Below is the example using the anchor realloc constraint.

pub struct Example {
    pub payer: Signer<'info>,
        seeds = [b"example"],
        realloc = 8 + std::mem::size_of::() + 100,
        realloc::payer = payer,
        realloc::zero = false,
    pub acc: Account<'info, MyType>,
    pub system_program: Program<'info, System>,

The anchor-lang doc says:

The realloc::zero constraint is required in order to determine whether the new memory should be zero initialized after reallocation.

Note: Memory used to grow is already zero-initialized upon program entrypoint and re-zeroing it wastes compute units. If within the same call a program reallocs from larger to smaller and back to larger again the new space could contain stale data. Pass true for zero_init in this case, otherwise compute units will be wasted re-zero-initializing.



I don't really understand what the documentation explaination means. Could someone explain in more simple terms what "zero initialized" means and provide an example of when realloc::zero should be set to true?

1 Answer 1


zero-initialized means that all the bytes in memory will be initialized to 0x00. What this means depends on the type of data you have in there.

Let's say you have some integers in there, no matter if signed or unsigned, the zero-initialization means you will have the numeric value of 0 in these struct fields.

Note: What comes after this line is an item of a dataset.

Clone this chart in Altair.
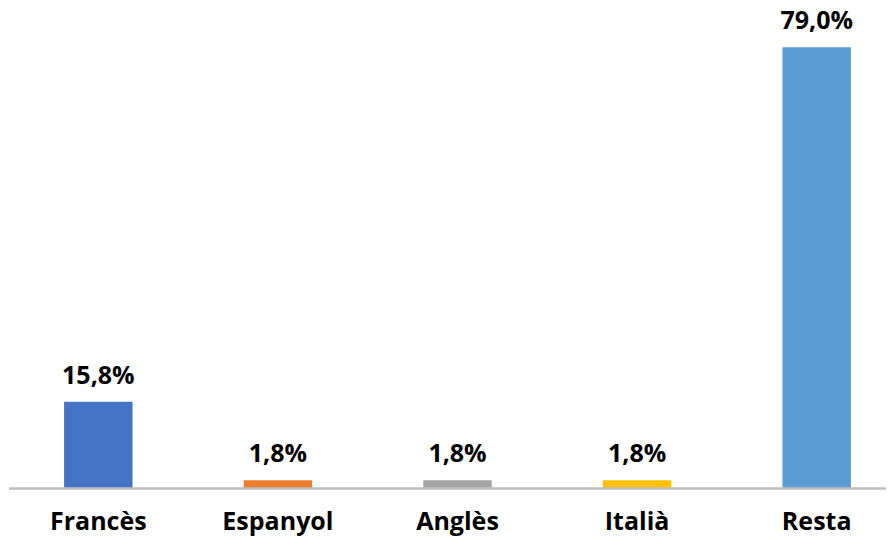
import altair as alt
import pandas as pd

categories = ["Francès", "Espanyol", "Anglès", "Italià", "Resta"]
values = [15.8, 1.8, 1.8, 1.8, 79.0]
labels = ["15,8%", "1,8%", "1,8%", "1,8%", "79,0%"]
colors = ["#4472C4", "#ED7D31", "#A5A5A5", "#FFC000", "#5B9BD5"]

df = pd.DataFrame({"cat": categories, "val": values, "label": labels})

FONT = "Open Sans"

x = alt.X("cat:N", sort=categories,
          scale=alt.Scale(paddingInner=0.619, paddingOuter=0.1954),
          axis=alt.Axis(title=None, labelAngle=0, labelFont=FONT, labelFontSize=25,
                        labelFontWeight="bold", labelColor="#000000", ticks=False,
                        labelPadding=21, domain=False, grid=False))
y = alt.Y("val:Q", scale=alt.Scale(domain=[0.4, 86.0], clamp=True, nice=False, zero=False),
          axis=None)

bars = alt.Chart(df).mark_bar().encode(
    x=x, y=y,
    y2=alt.datum(0),
    color=alt.Color("cat:N", scale=alt.Scale(domain=categories, range=colors), legend=None),
)

text = alt.Chart(df).mark_text(
    font=FONT, fontSize=25, fontWeight="bold", color="#000000",
    baseline="alphabetic", dy=-18
).encode(x=x, y=y, text="label:N")

baseline = alt.Chart(df).mark_rule(color="#BFBFBF", strokeWidth=1.3).encode(
    x=alt.value(-20), x2=alt.value(857), y=alt.value(480.5)
)

chart = alt.layer(bars, baseline, text).properties(
    width=857, height=480,
    autosize=alt.AutoSizeParams(type="none"),
    padding={"left": 21, "top": 0, "right": 0, "bottom": 49},
).configure_view(stroke=None)

chart.save("out.html", embed_options={"renderer": "svg", "actions": False})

Say you have a counter field in the new data, telling you much many items you already sold. You would expect that to be 0 when you create it. Without zero initialization, you can have any random value in there. So it could 3,718 or -32,768. You would then have to make sure that you explicitly assign an initial value to your data, in all possible execution paths.

What the docs also say is that you only need to request zero initialization if you have used the memory before, then shrunk it, and then expanded it again. In that case, and only in that case, there can be random values.

If the memory is newly allocated, it is already zero-initialized by the Solana runtime, so you don't have to initialize it again.